>> BEGIN RAW DATA
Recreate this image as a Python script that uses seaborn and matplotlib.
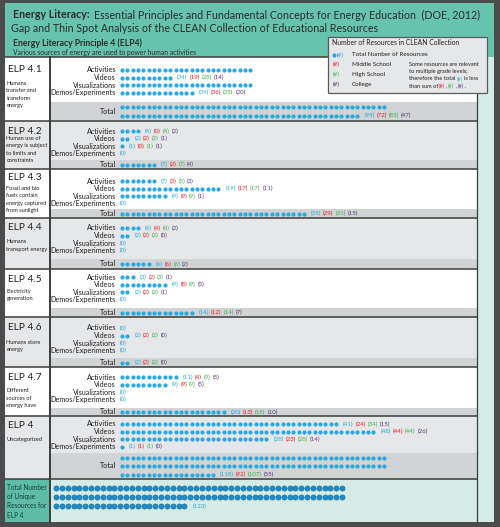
import numpy as np
import pandas as pd
import matplotlib
matplotlib.use("Agg")
import matplotlib.pyplot as plt
import seaborn as sns
from matplotlib.patches import Rectangle

sections = ["ELP 4.1", "ELP 4.2", "ELP 4.3", "ELP 4.4", "ELP 4.5", "ELP 4.6", "ELP 4.7", "ELP 4"]
descriptions = [
    ["Humans", "transfer and", "transform", "energy"],
    ["Human use of", "energy is subject", "to limits and", "constraints"],
    ["Fossil and bio", "fuels contain", "energy captured", "from sunlight"],
    ["Humans", "transport energy"],
    ["Electricity", "generation"],
    ["Humans store", "energy"],
    ["Different", "sources of", "energy have"],
    ["Uncategorized"],
]
categories = ["Activities", "Videos", "Visualizations", "Demos/Experiments"]

# (total, middle school, high school, college); None = label hidden under the legend box
activities = [None, (4, 0, 4, 2), (7, 3, 5, 3), (4, 4, 4, 2), (3, 2, 3, 1), (0, 0, 0, 0), (11, 4, 9, 5), (41, 24, 34, 15)]
videos = [(34, 19, 28, 14), (2, 2, 2, 1), (19, 17, 17, 11), (2, 2, 2, 0), (9, 8, 9, 5), (2, 2, 2, 0), (9, 9, 9, 5), (48, 44, 44, 26)]
visualizations = [None, (1, 0, 1, 1), (9, 9, 9, 1), (0, 0, 0, 0), (2, 2, 2, 1), (0, 0, 0, 0), (0, 0, 0, 0), (28, 23, 28, 14)]
demos = [(39, 36, 35, 20), (0, 0, 0, 0), (0, 0, 0, 0), (0, 0, 0, 0), (0, 0, 0, 0), (0, 0, 0, 0), (0, 0, 0, 0), (1, 1, 1, 0)]
totals = [(95, 72, 85, 47), (7, 2, 7, 4), (35, 29, 31, 15), (6, 6, 6, 2), (14, 12, 14, 7), (2, 2, 2, 0), (20, 13, 18, 10), (118, 92, 107, 55)]
# ELP 4.1 rows show fewer dots than their counts in the original graphic
dots_shown_elp41 = [25, 10, 25, 14]
unique_total = 123

grade_colors = ["#29a9e0", "#e8202a", "#3db44b", "#5e3a82"]
grade_names = ["Total Number of Resources", "Middle School", "High School", "College"]

# ---- layout (pixel coordinates, y down) ----
W, H = 500, 527
section_tops = [57, 121, 169, 218, 269, 317, 367, 416]
unique_top, table_bottom = 479, 522
first_row_y = [70, 131, 181, 228, 277, 328, 377, 424]
band_tops = [102, 160, 209, 259, 308, 358, 408, 453]
name_y = [70, 132, 178, 228, 280, 328, 377, 425]
desc_y = [83.5, 138.5, 188, 241.5, 291, 342.5, 391, 439.5]
row_step, dot_step, dot_x0, per_row = 7.6, 5.35, 122, 50
left_x, col_x, right_x = 5, 50, 477
ink = "#231f20"
num_size = 4.4
leg_size = 4.5
note_size = 4.1

sns.set_style("white")
plt.rcParams["font.family"] = ["Lato", "DejaVu Sans"]

fig = plt.figure(figsize=(W / 100, H / 100), dpi=100, facecolor="#4b4b4b")
ax = fig.add_axes([0, 0, 1, 1])
ax.set_xlim(0, W)
ax.set_ylim(H, 0)
ax.axis("off")


def rect(x0, y0, x1, y1, fc, ec="none", lw=0, z=0):
    ax.add_patch(Rectangle((x0, y0), x1 - x0, y1 - y0, fc=fc, ec=ec, lw=lw, zorder=z))


def chain(x, y, parts, size, gap=1.0, z=5, **kw):
    t = ax.text(x, y, parts[0][0], color=parts[0][1], fontsize=size, va="center", ha="left", zorder=z, **kw)
    for s, c in parts[1:]:
        t = ax.annotate(s, xy=(1, 0.5), xycoords=t, xytext=(gap, 0), textcoords="offset points",
                        color=c, fontsize=size, va="center", ha="left", zorder=z, **kw)
    return t


def count_label(x, y, vals):
    if vals is None:
        return
    if vals[0] == 0:
        chain(x, y, [("(0)", grade_colors[0])], num_size)
    else:
        chain(x, y, [(f"({v})", c) for v, c in zip(vals, grade_colors)], num_size, gap=1.4)


# backgrounds
rect(5, 3, 494, section_tops[0], "#66c3ae")
rect(right_x, section_tops[0], 494, table_bottom, "#d5ebe6")
bounds = section_tops + [unique_top]
for i in range(len(sections)):
    fc = "white" if i % 2 == 0 else "#e6e7e8"
    rect(left_x, bounds[i], right_x, bounds[i + 1], fc)
    rect(col_x, band_tops[i], right_x, bounds[i + 1], "#d1d3d4")
rect(left_x, unique_top, col_x, table_bottom, "#5dbda6")
rect(col_x, unique_top, right_x, table_bottom, "#d5ebe6")
for yy in bounds:
    ax.plot([left_x, right_x], [yy, yy], color="#3c3c3c", lw=1.1, zorder=3)
ax.plot([col_x, col_x], [section_tops[0], table_bottom], color="#3c3c3c", lw=1.4, zorder=3)
ax.plot([right_x, right_x], [section_tops[0], table_bottom], color="#3c3c3c", lw=0.9, zorder=3)

# header
t = ax.text(13, 15, "Energy Literacy:", fontsize=7.7, fontweight="bold", color="#2b2b2b", va="center")
ax.annotate("Essential Principles and Fundamental Concepts for Energy Education  (DOE, 2012)",
            xy=(1, 0.5), xycoords=t, xytext=(3.5, 0), textcoords="offset points",
            fontsize=7.7, color="#2b2b2b", va="center")
ax.text(11, 28, "Gap and Thin Spot Analysis of the CLEAN Collection of Educational Resources",
        fontsize=7.7, color="#2b2b2b", va="center")
ax.text(13, 43, "Energy Literacy Principle 4 (ELP4)", fontsize=6.2, fontweight="bold", color="#2b2b2b", va="center")
ax.text(13, 52.5, "Various sources of energy are used to power human activities", fontsize=4.9,
        color="#2b2b2b", va="center")

# dots + labels
cat_values = [activities, videos, visualizations, demos]
dots = []
for i, sec in enumerate(sections):
    ax.text(8, name_y[i], sec, fontsize=7.3, color=ink, va="center")
    for k, line in enumerate(descriptions[i]):
        ax.text(6.5, desc_y[i] + k * 7.5, line, fontsize=4.1, color=ink, va="center", zorder=4)
    for j, cat in enumerate(categories):
        y = first_row_y[i] + j * row_step
        ax.text(116, y, cat, fontsize=5.2, color=ink, va="center", ha="right")
        vals = cat_values[j][i]
        n = dots_shown_elp41[j] if i == 0 else vals[0]
        for d in range(n):
            dots.append((dot_x0 + d * dot_step, y))
        lx = dot_x0 - 2 if n == 0 else dot_x0 + (n - 1) * dot_step + 7
        count_label(lx, y, vals)
    # totals band, wrapping at 50 dots per row
    n = totals[i][0]
    nrows = int(np.ceil(n / per_row))
    mid = (band_tops[i] + bounds[i + 1]) / 2
    ax.text(116, mid, "Total", fontsize=5.2, color=ink, va="center", ha="right")
    ys = mid + (np.arange(nrows) - (nrows - 1) / 2) * 8.5
    for d in range(n):
        dots.append((dot_x0 + (d % per_row) * dot_step, ys[d // per_row]))
    last = (n - 1) % per_row
    count_label(dot_x0 + last * dot_step + 7, ys[-1], totals[i])

dot_df = pd.DataFrame(dots, columns=["x", "y"])
sns.scatterplot(data=dot_df, x="x", y="y", color=grade_colors[0], s=9, linewidth=0, ax=ax, zorder=4, legend=False)

# unique resources
u_rows = [488, 497, 506]
u_step, u_x0 = 5.84, 56
udf = pd.DataFrame({"x": [u_x0 + (d % per_row) * u_step for d in range(unique_total)],
                    "y": [u_rows[d // per_row] for d in range(unique_total)]})
sns.scatterplot(data=udf, x="x", y="y", color="#1c8dc9", edgecolor="#14689a", s=14, linewidth=0.4,
                ax=ax, zorder=4, legend=False)
ax.text(u_x0 + ((unique_total - 1) % per_row) * u_step + 8, u_rows[-1], f"({unique_total})",
        fontsize=num_size, color=grade_colors[0], va="center", zorder=5)
for k, line in enumerate(["Total Number", "of Unique", "Resources for", "ELP 4"]):
    ax.text(7, 488 + k * 9, line, fontsize=4.7, color="#1d3f3c", va="center")

# legend box
rect(328, 37, 487, 93, "#e6e7e8", ec="#5a5a5a", lw=0.9, z=6)
ax.text(332, 42.5, "Number of Resources in CLEAN Collection", fontsize=4.9, color=ink, va="center", zorder=7)
ax.scatter([334], [55], s=9, color=grade_colors[0], zorder=7, linewidth=0)
for k, (name, c) in enumerate(zip(grade_names, grade_colors)):
    yy = 55 + k * 9.7
    ax.text(337 if k == 0 else 333, yy, "(#)", fontsize=leg_size, color=c, va="center", zorder=7)
    ax.text(352, yy, name, fontsize=leg_size, color=ink, va="center", zorder=7)
ax.text(409, 64, "Some resources are relevant", fontsize=note_size, color=ink, va="center", zorder=7)
ax.text(409, 71.5, "to multiple grade levels;", fontsize=note_size, color=ink, va="center", zorder=7)
chain(409, 79, [("therefore the total", ink), ("(#)", grade_colors[0]), ("is less", ink)], note_size, z=7)
chain(409, 86.5, [("than sum of", ink), ("(#)", grade_colors[1]), (",", ink), ("(#)", grade_colors[2]),
                  (",", ink), ("(#)", grade_colors[3]), (".", ink)], note_size, gap=0.6, z=7)

ax.set_xlim(0, W)
ax.set_ylim(H, 0)
fig.savefig("out.png", dpi=100, facecolor=fig.get_facecolor())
>> END RAW DATA
● **THE TASK**: Quote, exactly and only, the lines from the first line of the data above through the line containing "from matplotlib.patches import Rectangle". The pictures do not belong in it.

● **SOLVED PROBLEM**:
Recreate this image as a Python script that uses seaborn and matplotlib.
import numpy as np
import pandas as pd
import matplotlib
matplotlib.use("Agg")
import matplotlib.pyplot as plt
import seaborn as sns
from matplotlib.patches import Rectangle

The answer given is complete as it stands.